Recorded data
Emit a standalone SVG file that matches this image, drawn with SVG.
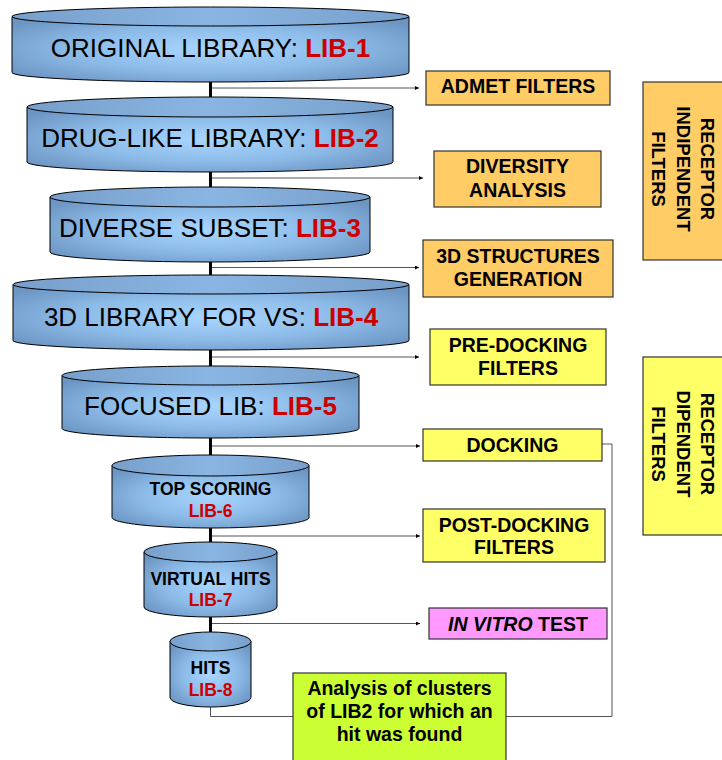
<svg xmlns="http://www.w3.org/2000/svg" width="722" height="760" viewBox="0 0 722 760">
<defs>
<radialGradient id="body" cx="50%" cy="50%" r="62%" fx="50%" fy="50%">
<stop offset="0" stop-color="#A8D6FF"/>
<stop offset="0.55" stop-color="#8DBBE8"/>
<stop offset="1" stop-color="#6C95C2"/>
</radialGradient>
<linearGradient id="top" x1="0" y1="0" x2="1" y2="0">
<stop offset="0" stop-color="#789FCB"/>
<stop offset="0.5" stop-color="#8AB5E2"/>
<stop offset="1" stop-color="#789FCB"/>
</linearGradient>
<marker id="arr" viewBox="0 0 6 6" refX="6" refY="3" markerWidth="4" markerHeight="4" markerUnits="userSpaceOnUse" orient="auto">
<path d="M0,0 L6,3 L0,6 Z" fill="#000"/>
</marker>
<style>
.cb{fill:url(#body);stroke:#000;stroke-width:1}
.ct{fill:url(#top);stroke:#000;stroke-width:1}
.big{font-family:"Liberation Sans",Arial,sans-serif;font-size:26px;fill:#000;text-anchor:middle}
.red{fill:#CC0000;font-weight:bold}
.sm{font-family:"Liberation Sans",Arial,sans-serif;font-size:17.5px;font-weight:bold;fill:#000;text-anchor:middle}
.smr{font-family:"Liberation Sans",Arial,sans-serif;font-size:17.5px;font-weight:bold;fill:#CC0000;text-anchor:middle}
.bx{font-family:"Liberation Sans",Arial,sans-serif;font-size:19.5px;font-weight:bold;fill:#000;text-anchor:middle}
.vt{font-family:"Liberation Sans",Arial,sans-serif;font-size:18.5px;font-weight:bold;fill:#000;text-anchor:middle}
.org{fill:#FFCC66;stroke:#333;stroke-width:1.2}
.yel{fill:#FFFF66;stroke:#333;stroke-width:1.2}
.pnk{fill:#FF99FF;stroke:#333;stroke-width:1.2}
.grn{fill:#CCFF33;stroke:#333;stroke-width:1.2}
.thin{stroke:#555;stroke-width:1;fill:none}
</style>
</defs>

<g id="connectors">
<line x1="210.5" y1="78" x2="210.5" y2="640" stroke="#000" stroke-width="3"/>
<line class="thin" x1="212" y1="88" x2="419" y2="88" marker-end="url(#arr)"/>
<line class="thin" x1="212" y1="178" x2="423" y2="178" marker-end="url(#arr)"/>
<line class="thin" x1="212" y1="267.5" x2="419" y2="267.5" marker-end="url(#arr)"/>
<line class="thin" x1="212" y1="357" x2="419" y2="357" marker-end="url(#arr)"/>
<line class="thin" x1="212" y1="446" x2="420" y2="446" marker-end="url(#arr)"/>
<line class="thin" x1="212" y1="536" x2="420" y2="536" marker-end="url(#arr)"/>
<line class="thin" x1="212" y1="623.5" x2="420" y2="623.5" marker-end="url(#arr)"/>
<polyline class="thin" points="602,444 612,444 612,716.5 210.5,716.5 210.5,700"/>
</g>

<g id="lib1">
<path class="cb" d="M12,16.5 V72.5 A198.5,9.5 0 0 0 409,72.5 V16.5 Z"/>
<ellipse class="ct" cx="210.5" cy="16.5" rx="198.5" ry="9.5"/>
<text class="big" x="210.5" y="56.5">ORIGINAL LIBRARY: <tspan class="red">LIB-1</tspan></text>
</g>
<g id="lib2">
<path class="cb" d="M27,107 V162 A183,10 0 0 0 393,162 V107 Z"/>
<ellipse class="ct" cx="210" cy="107" rx="183" ry="10"/>
<text class="big" x="210" y="147">DRUG-LIKE LIBRARY: <tspan class="red">LIB-2</tspan></text>
</g>
<g id="lib3">
<path class="cb" d="M50,197 V252 A160,10 0 0 0 370,252 V197 Z"/>
<ellipse class="ct" cx="210" cy="197" rx="160" ry="10"/>
<text class="big" x="210" y="237">DIVERSE SUBSET: <tspan class="red">LIB-3</tspan></text>
</g>
<g id="lib4">
<path class="cb" d="M13,284.5 V340.5 A198,9.5 0 0 0 409,340.5 V284.5 Z"/>
<ellipse class="ct" cx="211" cy="284.5" rx="198" ry="9.5"/>
<text class="big" x="211" y="325.5">3D LIBRARY FOR VS: <tspan class="red">LIB-4</tspan></text>
</g>
<g id="lib5">
<path class="cb" d="M62,375.5 V428.5 A148.5,9.5 0 0 0 359,428.5 V375.5 Z"/>
<ellipse class="ct" cx="210.5" cy="375.5" rx="148.5" ry="9.5"/>
<text class="big" x="210.5" y="414.5">FOCUSED LIB: <tspan class="red">LIB-5</tspan></text>
</g>
<g id="lib6">
<path class="cb" d="M112,465.5 V517.5 A98.5,10.5 0 0 0 309,517.5 V465.5 Z"/>
<ellipse class="ct" cx="210.5" cy="465.5" rx="98.5" ry="10.5"/>
<text class="sm" x="210.5" y="495">TOP SCORING</text>
<text class="smr" x="210.5" y="516.5">LIB-6</text>
</g>
<g id="lib7">
<path class="cb" d="M144,552 V607 A66.5,10 0 0 0 277,607 V552 Z"/>
<ellipse class="ct" cx="210.5" cy="552" rx="66.5" ry="10"/>
<text class="sm" x="210.5" y="584.5">VIRTUAL HITS</text>
<text class="smr" x="210.5" y="605.5">LIB-7</text>
</g>
<g id="lib8">
<path class="cb" d="M170,641.5 V697.5 A40.5,9.5 0 0 0 251,697.5 V641.5 Z"/>
<ellipse class="ct" cx="210.5" cy="641.5" rx="40.5" ry="9.5"/>
<text class="sm" x="210.5" y="674">HITS</text>
<text class="smr" x="210.5" y="695.5">LIB-8</text>
</g>

<g id="admet">
<rect class="org" x="426" y="71" width="184" height="34"/>
<text class="bx" x="518" y="93">ADMET FILTERS</text>
</g>
<g id="diversity">
<rect class="org" x="434" y="151" width="167" height="56"/>
<text class="bx" x="517.5" y="173">DIVERSITY</text>
<text class="bx" x="517.5" y="196.5">ANALYSIS</text>
</g>
<g id="gen3d">
<rect class="org" x="423" y="240" width="190" height="57"/>
<text class="bx" x="518" y="263">3D STRUCTURES</text>
<text class="bx" x="518" y="285.5">GENERATION</text>
</g>
<g id="predocking">
<rect class="yel" x="430" y="329" width="176" height="56"/>
<text class="bx" x="518" y="352">PRE-DOCKING</text>
<text class="bx" x="518" y="374.5">FILTERS</text>
</g>
<g id="docking">
<rect class="yel" x="423" y="429" width="179" height="32"/>
<text class="bx" x="512.5" y="451.5">DOCKING</text>
</g>
<g id="postdocking">
<rect class="yel" x="423" y="509" width="182" height="53"/>
<text class="bx" x="514" y="531.5">POST-DOCKING</text>
<text class="bx" x="514" y="553.5">FILTERS</text>
</g>
<g id="invitro">
<rect class="pnk" x="429" y="608" width="178" height="31"/>
<text class="bx" x="518" y="630.5"><tspan font-style="italic">IN VITRO</tspan> TEST</text>
</g>
<g id="analysis">
<rect class="grn" x="293" y="673" width="213" height="100"/>
<text class="bx" x="399.5" y="695">Analysis of clusters</text>
<text class="bx" x="399.5" y="718">of LIB2 for which an</text>
<text class="bx" x="399.5" y="741">hit was found</text>
</g>
<g id="rif">
<rect class="org" x="643" y="82" width="90" height="178"/>
<g transform="translate(683,169) rotate(90)">
<text class="vt" x="0" y="-18">RECEPTOR</text>
<text class="vt" x="0" y="6.5">INDIPENDENT</text>
<text class="vt" x="0" y="31">FILTERS</text>
</g>
</g>
<g id="rdf">
<rect class="yel" x="643" y="357" width="90" height="178"/>
<g transform="translate(683,444) rotate(90)">
<text class="vt" x="0" y="-18">RECEPTOR</text>
<text class="vt" x="0" y="6.5">DIPENDENT</text>
<text class="vt" x="0" y="31">FILTERS</text>
</g>
</g>
</svg>
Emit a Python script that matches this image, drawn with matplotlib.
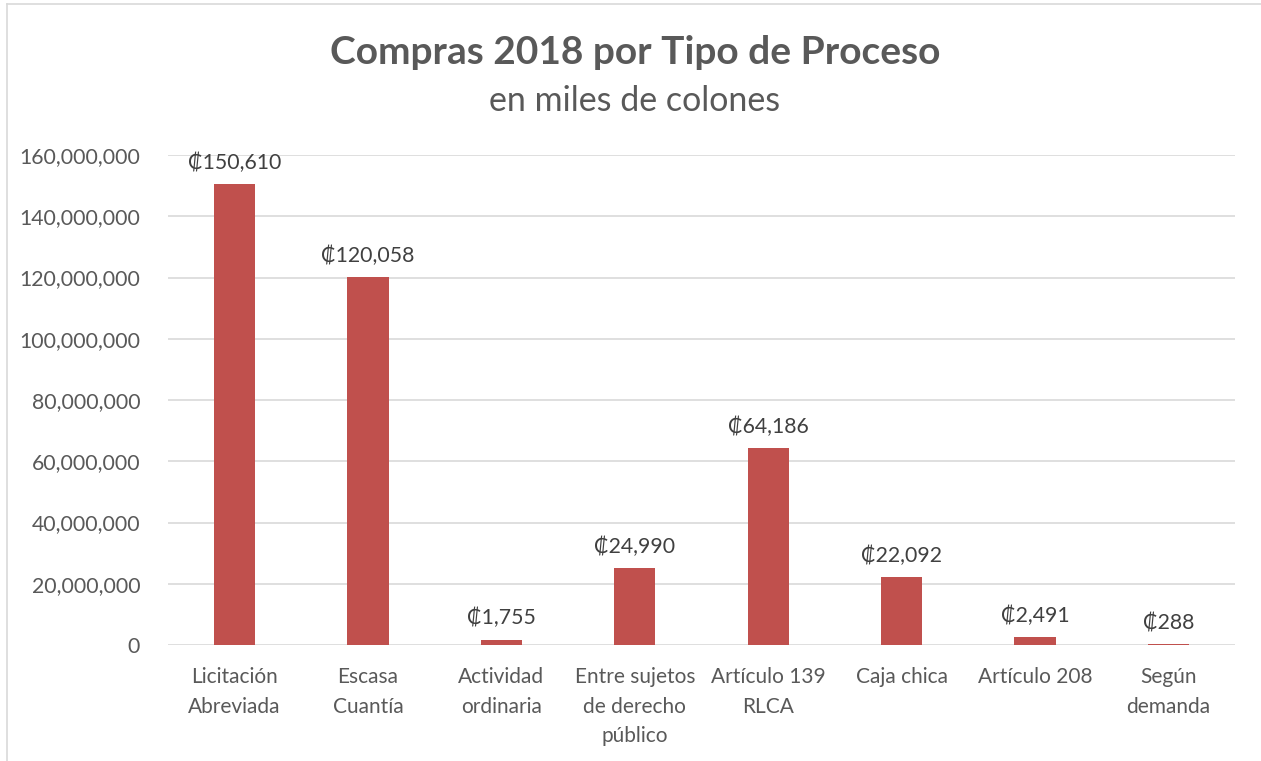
import matplotlib

matplotlib.use("Agg")
import matplotlib.pyplot as plt
from matplotlib.ticker import FuncFormatter

categories = ["Licitación\nAbreviada", "Escasa\nCuantía", "Actividad\nordinaria",
              "Entre sujetos\nde derecho\npúblico", "Artículo 139\nRLCA", "Caja chica",
              "Artículo 208", "Según\ndemanda"]
# monto en colones; la etiqueta muestra miles de colones
values = [150_610_000, 120_058_000, 1_755_000, 24_990_000, 64_186_000,
          22_092_000, 2_491_000, 288_000]
y_ticks = [0, 20_000_000, 40_000_000, 60_000_000, 80_000_000, 100_000_000,
           120_000_000, 140_000_000, 160_000_000]

BAR = "#C0504D"
TEXT = "#595959"
LABEL = "#404040"
GRID = "#D9D9D9"
FONT = ["Lato", "DejaVu Sans"]

plt.rcParams["font.family"] = FONT

fig = plt.figure(figsize=(12.61, 7.61), dpi=100)
ax = fig.add_axes([168 / 1261, 1 - 645 / 761, (1235 - 168) / 1261, (645 - 155) / 761])

x = range(len(categories))
ax.bar(x, values, width=0.31, color=BAR, zorder=3)
for xi, v in zip(x, values):
    ax.annotate(f"₡{v / 1000:,.0f}", (xi, v), textcoords="offset points", xytext=(0, 8),
                ha="center", va="bottom", fontsize=15.3, color=LABEL)

ax.set_xlim(-0.5, len(categories) - 0.5)
ax.set_ylim(0, 160_000_000)
ax.set_yticks(y_ticks)
ax.yaxis.set_major_formatter(FuncFormatter(lambda v, _: f"{v:,.0f}"))
ax.set_xticks(list(x))
ax.set_xticklabels(categories, fontsize=15, color=TEXT, va="top", linespacing=1.6)
ax.tick_params(axis="y", labelsize=15.3, labelcolor=TEXT, length=0, pad=20)
ax.tick_params(axis="x", length=0, pad=16)
ax.grid(axis="y", color=GRID, linewidth=1.2, zorder=0)
for s in ax.spines.values():
    s.set_visible(False)

fig.text(635 / 1261, 1 - 52 / 761, "Compras 2018 por Tipo de Proceso", ha="center",
         va="center", fontsize=28, fontweight="bold", color=TEXT)
fig.text(635 / 1261, 1 - 101 / 761, "en miles de colones", ha="center", va="center",
         fontsize=24.5, color=TEXT)

# borde del área del gráfico (solo se ven arriba e izquierda)
fig.add_artist(plt.Line2D([7 / 1261, 1], [1 - 4 / 761, 1 - 4 / 761], color=GRID, lw=1.2))
fig.add_artist(plt.Line2D([7 / 1261, 7 / 1261], [0, 1 - 4 / 761], color=GRID, lw=1.2))

fig.savefig("out.png", dpi=100)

■ **THE EXERCISE**
Only the lines from the one bearing "Emit a Python" to the one bearing "from matplotlib.ticker import FuncFormatter", both included, should be restated word for word, with pictures left out.

■ **COMPLETE RESPONSE**
Emit a Python script that matches this image, drawn with matplotlib.
import matplotlib

matplotlib.use("Agg")
import matplotlib.pyplot as plt
from matplotlib.ticker import FuncFormatter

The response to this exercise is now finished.